• [TASK TO CARRY OUT]:
In your copy, leave out the pictures; write out all the data exactly.
--- BEGIN COLLECTED DATA ---
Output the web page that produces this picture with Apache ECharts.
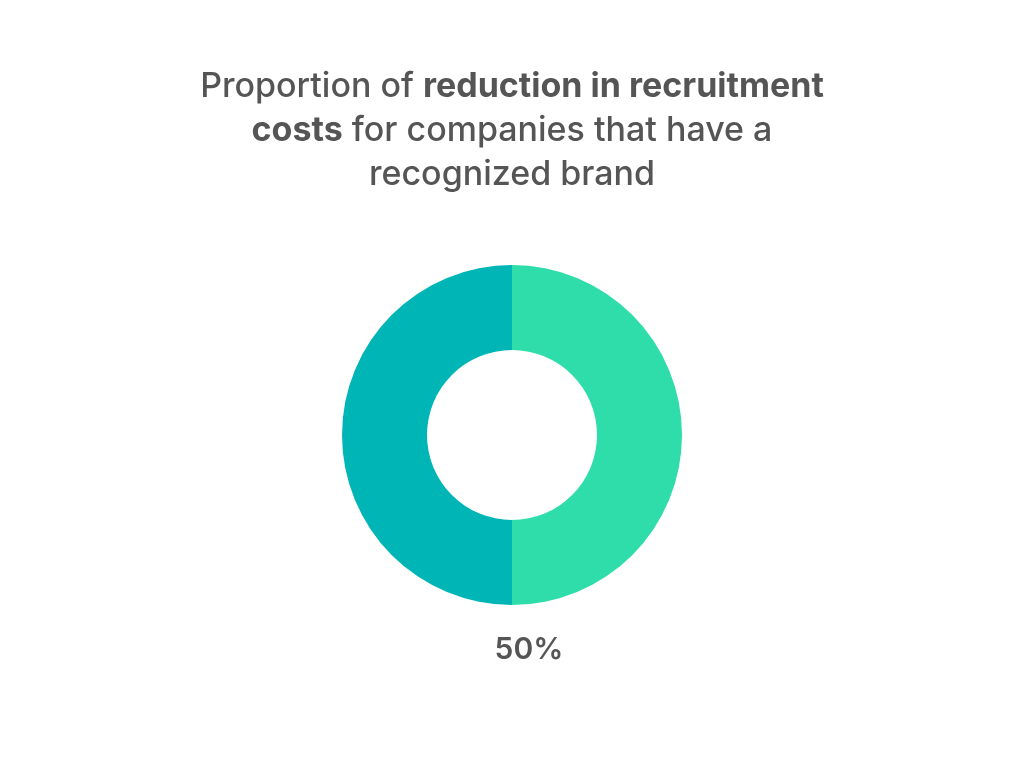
<!DOCTYPE html>
<html>
<head>
<meta charset="utf-8">
<script src="https://cdn.jsdelivr.net/npm/echarts@6/dist/echarts.min.js"></script>
<style>
html,body{margin:0;padding:0;background:#fff;}
#chart{width:1024px;height:768px;}
</style>
</head>
<body>
<div id="chart"></div>
<script>
var categories = ['Reduction in recruitment costs', 'Other'];
var values = [50, 50];
var colors = ['#2EDDAA', '#00B5B6'];
var titleLines = ['Proportion of {b|reduction in recruitment}', '{b|costs} for companies that have a', 'recognized brand'];
var labelText = values[0] + '%';

var chart = echarts.init(document.getElementById('chart'), null, {renderer: 'canvas'});
chart.setOption({
  backgroundColor: '#ffffff',
  animation: false,
  graphic: [{
    type: 'text',
    x: 512,
    y: 65,
    style: {
      text: titleLines.join('\n'),
      align: 'center',
      verticalAlign: 'top',
      fontFamily: 'Inter',
      fontSize: 34,
      fontWeight: 500,
      fill: '#555555',
      lineHeight: 44,
      rich: {
        b: {fontFamily: 'Inter', fontSize: 34, fontWeight: 'bold', fill: '#555555', lineHeight: 44}
      }
    }
  }, {
    type: 'text',
    x: 529,
    y: 650,
    style: {
      text: labelText,
      align: 'center',
      verticalAlign: 'middle',
      fontFamily: 'Inter',
      fontSize: 30,
      fontWeight: 600,
      fill: '#555555'
    }
  }],
  series: [{
    type: 'pie',
    center: [512, 435],
    radius: [85, 170],
    startAngle: 90,
    clockwise: true,
    label: {show: false},
    labelLine: {show: false},
    emphasis: {disabled: true},
    data: categories.map(function (c, i) {
      return {name: c, value: values[i], itemStyle: {color: colors[i]}};
    })
  }]
});
</script>
</body>
</html>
--- END COLLECTED DATA ---
• [WRITTEN REPLY]:
Output the web page that produces this picture with Apache ECharts.
<!DOCTYPE html>
<html>
<head>
<meta charset="utf-8">
<script src="https://cdn.jsdelivr.net/npm/echarts@6/dist/echarts.min.js"></script>
<style>
html,body{margin:0;padding:0;background:#fff;}
#chart{width:1024px;height:768px;}
</style>
</head>
<body>
<div id="chart"></div>
<script>
var categories = ['Reduction in recruitment costs', 'Other'];
var values = [50, 50];
var colors = ['#2EDDAA', '#00B5B6'];
var titleLines = ['Proportion of {b|reduction in recruitment}', '{b|costs} for companies that have a', 'recognized brand'];
var labelText = values[0] + '%';

var chart = echarts.init(document.getElementById('chart'), null, {renderer: 'canvas'});
chart.setOption({
  backgroundColor: '#ffffff',
  animation: false,
  graphic: [{
    type: 'text',
    x: 512,
    y: 65,
    style: {
      text: titleLines.join('\n'),
      align: 'center',
      verticalAlign: 'top',
      fontFamily: 'Inter',
      fontSize: 34,
      fontWeight: 500,
      fill: '#555555',
      lineHeight: 44,
      rich: {
        b: {fontFamily: 'Inter', fontSize: 34, fontWeight: 'bold', fill: '#555555', lineHeight: 44}
      }
    }
  }, {
    type: 'text',
    x: 529,
    y: 650,
    style: {
      text: labelText,
      align: 'center',
      verticalAlign: 'middle',
      fontFamily: 'Inter',
      fontSize: 30,
      fontWeight: 600,
      fill: '#555555'
    }
  }],
  series: [{
    type: 'pie',
    center: [512, 435],
    radius: [85, 170],
    startAngle: 90,
    clockwise: true,
    label: {show: false},
    labelLine: {show: false},
    emphasis: {disabled: true},
    data: categories.map(function (c, i) {
      return {name: c, value: values[i], itemStyle: {color: colors[i]}};
    })
  }]
});
</script>
</body>
</html>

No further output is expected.